To explain this, we have been using Kurt Lewin’s change model which involves three major steps. The first is to “unfreeze” the stakeholders from their current position. This involves creating what is called “survival anxiety”. Stakeholders need to appreciate that they can no longer continue the way they have been going. But being the sole bearer of this news is not going to convince too many people, so it is important to convert a few key stakeholders to the change and make them evangelists for the cause. People are more convinced when they get the same message from a variety of sources.
To get people to make a change, they need to see a vision of the future where things are better. So anyone initiating a change – and let’s face it, projects are the agents for change – needs to paint a picture of the transition where people not only see the benefits of the new position but appreciate that staying put is really not an option. To be effective though, that vision needs to be communicated to all the stakeholders.
Step Two is making the change. First off, the people involved need to be empowered to make the change. A barrier to change adoption is a condition called “learning anxiety”. We all suffer from this. If I’m an expert in a particular process, I will be reluctant to give up my status to become a novice at the new process. So training and time to get up to speed are vital.

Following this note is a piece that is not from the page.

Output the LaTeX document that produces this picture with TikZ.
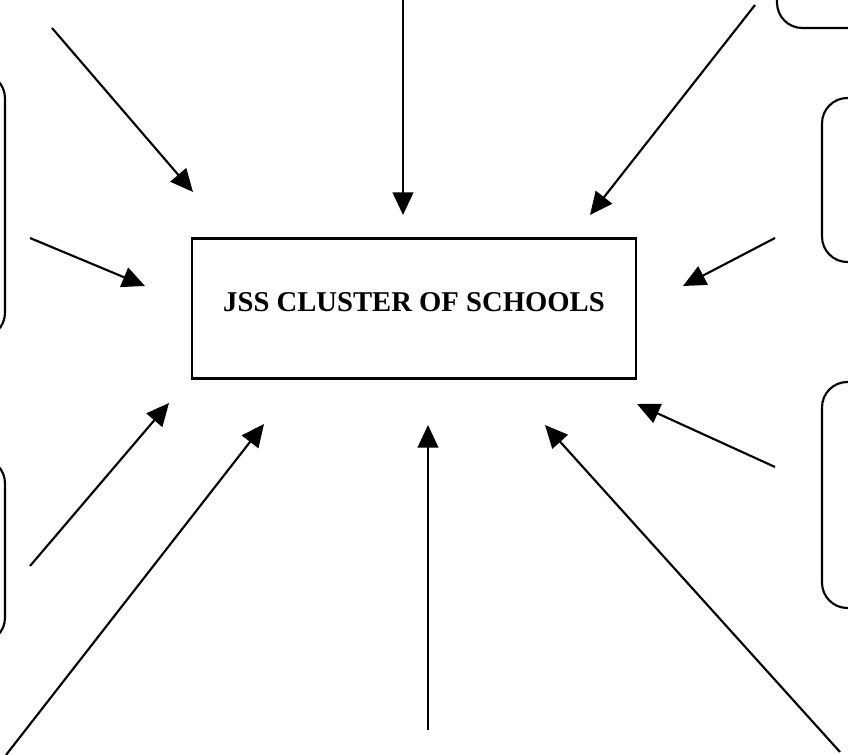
\documentclass[tikz,border=0pt]{standalone}
\usepackage{fontspec}
\setmainfont{Liberation Serif}
\usetikzlibrary{arrows.meta}

\begin{document}
\begin{tikzpicture}[x=0.75pt,y=-0.75pt,line width=1.6pt,
  feeder/.style={-{Triangle[length=17pt,width=15.5pt]}},
  sidebox/.style={rounded corners=19pt}]
\useasboundingbox (0,0) rectangle (848,755);
\clip (0,0) rectangle (848,755);
% boxes cut off at the page edge
\draw[sidebox] (-200,73) rectangle (5,338);
\draw[sidebox] (-200,458) rectangle (5,643);
\draw[sidebox] (777,-200) rectangle (1100,28);
\draw[sidebox] (822,98) rectangle (1100,262);
\draw[sidebox] (822,382) rectangle (1100,608);
\node[draw, minimum width=333pt, minimum height=105pt, text height=14.2pt, text depth=9pt,
  font=\bfseries\fontsize{21.5}{26}\selectfont] (jss) at (414,308.5) {JSS CLUSTER OF SCHOOLS};
% arrows pointing at the cluster
\foreach \n/\sx/\sy/\ex/\ey in {a/52/28/193/192, b/403/0/403/215, c/755/5/590/215,
  d/30/238/145/286, e/775/238/683/286, f/30/566/169/403, g/6/755/264/424,
  h/428/730/428/425, i/840/752/545/425, j/775/467/637/404} {
  \coordinate (s\n) at (\sx,\sy);
  \coordinate (t\n) at (\ex,\ey);
  \draw[feeder] (s\n) -- (t\n);
}
\end{tikzpicture}
\end{document}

Comparing Lewin and Kotter: Overlapping Change Stages

Another aspect of making the change is, if possible, to divide the journey into a series of milestones, where the stakeholders can see genuine progress and are able to take heart from this. The important thing is to consolidate the change with every step.
Finally, we need to institutionalize the change. This is what Lewin calls “refreezing” and is the third and final step on the journey. There is a tendency among stakeholders to revert to prior behaviour once the spotlight is taken off the change initiative. As an example, a department might adopt rigorous procedures during the course of a quality audit but will return to the old, haphazard way of doing things as soon as the auditors leave the building. Once everyone is confident in the new approach, the old methods need to be taken out of service. So, if we move from one software package to another, the old package needs to be taken off the system.

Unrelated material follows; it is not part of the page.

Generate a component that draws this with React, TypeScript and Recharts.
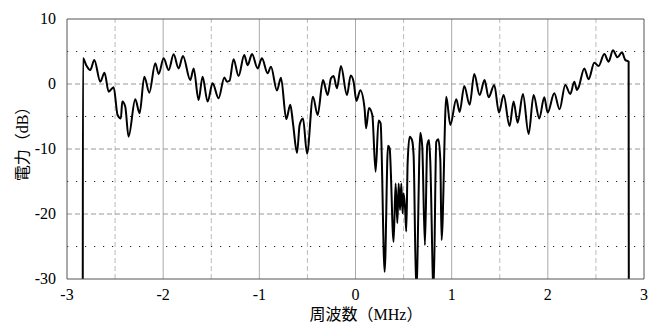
import React from 'react';
import { LineChart, Line, XAxis, YAxis, ReferenceLine } from 'recharts';

const freqMHz: number[] = [
  -2.836, -2.834, -2.8, -2.758, -2.716, -2.654, -2.61, -2.567, -2.515, -2.474, -2.44, -2.425, -2.394, -2.36,
  -2.29, -2.245, -2.196, -2.144, -2.082, -2.047, -1.995, -1.943, -1.891, -1.84, -1.794, -1.718, -1.683,
  -1.632, -1.59, -1.538, -1.486, -1.424, -1.364, -1.336, -1.31, -1.268, -1.216, -1.157, -1.122, -1.076,
  -1.018, -0.973, -0.914, -0.879, -0.817, -0.775, -0.72, -0.678, -0.65, -0.608, -0.581, -0.546, -0.504,
  -0.442, -0.394, -0.338, -0.29, -0.255, -0.228, -0.193, -0.151, -0.089, -0.05, -0.02, 0.01, 0.05, 0.094,
  0.11, 0.14, 0.175, 0.209, 0.24, 0.261, 0.303, 0.338, 0.355, 0.396, 0.417, 0.435, 0.449, 0.463, 0.476,
  0.49, 0.5, 0.515, 0.528, 0.542, 0.563, 0.587, 0.604, 0.632, 0.674, 0.694, 0.722, 0.746, 0.764, 0.777,
  0.812, 0.84, 0.861, 0.882, 0.895, 0.944, 0.986, 1.048, 1.083, 1.131, 1.187, 1.235, 1.291, 1.342, 1.384,
  1.443, 1.492, 1.54, 1.602, 1.644, 1.686, 1.741, 1.8, 1.852, 1.911, 1.963, 1.998, 2.067, 2.122, 2.181,
  2.234, 2.275, 2.303, 2.32, 2.379, 2.424, 2.483, 2.528, 2.587, 2.632, 2.677, 2.725, 2.771, 2.805, 2.84, 2.842,
];

const powerDb: number[] = [
  -30, 3.95, 2.9, 2.15, 3.7, 0.36, 1.74, -1.18, -0.5, -4.77, -5.3, -2.7, -3.5, -8.1,
  -2.36, -4.5, 1.13, -1.33, 3.18, 1.54, 3.95, 2.15, 4.56, 2.4, 4.3, 0.6, 2.4,
  -2.46, 1.13, -2.7, 0.1, -2.2, 1.0, 0.36, 0.5, 3.8, 1.23, 4.46, 2.9, 4.6,
  2.4, 3.95, 1.64, 2.67, -1.0, 0.97, -5.4, -3.2, -6.05, -10.6, -6.3, -5.3, -10.7,
  -1.95, -4.77, 0.6, -1.7, 0.87, 1.23, -0.67, 2.77, -1.7, 1.3, 0.36, -2.6, -0.95, -3.7,
  -6.8, -3.7, -4.8, -13.5, -5.6, -6.05, -28.9, -9.5, -9.9, -24.3, -15.3, -21.4, -15.3, -19.4, -15.3,
  -19.9, -16.8, -18.9, -22.7, -12.2, -8.1, -8.6, -10.9, -32, -7.5, -9.6, -24.8, -9.4, -8.6, -11.7,
  -32, -8.9, -8.5, -11.7, -24, -1.95, -6.3, -2.36, -4.3, -0.3, -3.2, 1.54, -1.7, 0.6, -2.05,
  -0.15, -4.4, -1.7, -6.46, -2.7, -5.95, -1.54, -7.7, -1.7, -5.3, -2.05, -4.4, -1.44, -3.9, -0.15,
  -1.54, 0.36, -0.92, -0.5, 2.4, 0.72, 3.28, 2.77, 4.6, 3.44, 5.2, 4.1, 4.87, 3.7, 3.44, -30,
];

const xTicks: number[] = [-3, -2, -1, 0, 1, 2, 3];
const yTicks: number[] = [-30, -20, -10, 0, 10];
const xMajorGrid: number[] = [-2, -1, 0, 1, 2];
const xMinorGrid: number[] = [-2.5, -1.5, -0.5, 0.5, 1.5, 2.5];
const yMajorGrid: number[] = [-20, -10, 0];
const yMinorGrid: number[] = [-25, -15, -5, 5];

const data = freqMHz.map((x, i) => ({ x, y: powerDb[i] }));

const serif = "'Times New Roman', 'Liberation Serif', 'DejaVu Serif', 'Noto Sans CJK JP', serif";
const textStyle = { fontFamily: serif, fontSize: 16 };

const XTick = (props: any) => {
  const { x, y, payload } = props;
  return (
    <text x={x} y={y + 13} textAnchor="middle" fill="#000" fontFamily={serif} fontSize={16}>
      {payload.value}
    </text>
  );
};

const YTick = (props: any) => {
  const { x, y, payload } = props;
  return (
    <text x={x - 3} y={y + 5} textAnchor="end" fill="#000" fontFamily={serif} fontSize={16}>
      {payload.value}
    </text>
  );
};

export default function App() {
  return (
    <div style={{ position: 'absolute', left: 0, top: 0, background: '#fff', fontFamily: serif }}>
      <LineChart width={662} height={323} data={data} margin={{ top: 19, right: 18, bottom: 0, left: 0 }} style={textStyle}>
        <XAxis
          dataKey="x"
          type="number"
          domain={[-3, 3]}
          ticks={xTicks}
          allowDataOverflow
          tickLine={false}
          axisLine={{ stroke: '#555' }}
          height={44}
          tick={<XTick />}
          label={{
            content: () => (
              <text x={366} y={320} textAnchor="middle" fill="#000" fontFamily={serif} fontSize={16}>
                周波数（MHz）
              </text>
            ),
          }}
        />
        <YAxis
          type="number"
          domain={[-30, 10]}
          ticks={yTicks}
          allowDataOverflow
          tickLine={false}
          axisLine={{ stroke: '#555' }}
          width={67}
          tick={<YTick />}
          label={{
            content: () => (
              <text x={22} y={140} transform="rotate(-90 22 140)" textAnchor="middle" dominantBaseline="central" fill="#000" fontFamily={serif} fontSize={16}>
                電力（dB）
              </text>
            ),
          }}
        />
        {xMinorGrid.map((v) => (
          <ReferenceLine key={'xm' + v} x={v} stroke="#bbb" strokeDasharray="5 3" />
        ))}
        {xMajorGrid.map((v) => (
          <ReferenceLine key={'xM' + v} x={v} stroke="#aaa" />
        ))}
        {yMajorGrid.map((v) => (
          <ReferenceLine key={'yM' + v} y={v} stroke="#999" strokeDasharray="5 3" />
        ))}
        {yMinorGrid.map((v) => (
          <ReferenceLine key={'ym' + v} y={v} stroke="#222" strokeDasharray="1.2 7.8" />
        ))}
        <ReferenceLine y={10} stroke="#555" />
        <ReferenceLine x={3} stroke="#555" />
        <Line
          dataKey="y"
          type="monotone"
          stroke="#000"
          strokeWidth={2}
          dot={false}
          isAnimationActive={false}
        />
      </LineChart>
    </div>
  );
}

Choosing the Right Change Model

Here at Velopi, we have found Lewin’s three stage change model very effective for explaining the change management process. However, we were concerned when we encountered a new model – Kotter’s eight stage change model. Eager to keep up with the times, we investigated this and found that this eight stage model pretty much aligns with Lewin’s three stage one. Take a look at the eight stages:

  1. Create Urgency – this sounds a lot like survival anxiety
  2. Form a Powerful Coalition – make sure you are not the only one pushing the change
  3. Create a Vision for Change – be clear on what the future state looks like and how it will, ultimately, benefit the stakeholders
  4. Communicate the Vision – it is not much use having a clear picture in your mind. This needs to be imparted to the stakeholders.
  5. Remove Obstacles – this involves dealing with “learning anxiety”. Allow time for training and experimentation. Once people realize that they are able to do things the new way, they will be more open to the change
  6. Create Short-Term Wins – do not try to do everything in one big bang. Divide the move into milestones, each with a tangible result.
  7. Build on the Change – your vision (see stage 3) is all well and good, but now that the change is in place, you need to show how things are better. Keep reminding the stakeholders of how much easier / faster / cheaper this is. Compare past performance to current performance and keep an eye on progress until several new products have been launched, or several batches have been processed, so that everyone can see that the initial success was not a flash in the pan.
  8. Anchor the Changes in Corporate Culture – this is the same principle as “refreezing”. If we want to do this sort of thing again, the new approach should come instinctively to those who do the work.

Now that we are aware of the Kotter model, we can add some more detail to our Lewin model when we explain the three steps. We can talk about the Kotter stages as follows:

  1. Unfreeze – relates to Stages 1 to 4
  2. Transition – relates to Stages 5 to 6
  3. Refreeze – relates to Stages 7 and 8

Despite all the advances, one truth remains constant: people are much more likely to absorb three items than eight. So we will stick to the Lewin model. But, if some scholar in the future can reduce the change process from three to two stages, we will be willing to investigate and use the process of updating the Stakeholder Management course to try it out.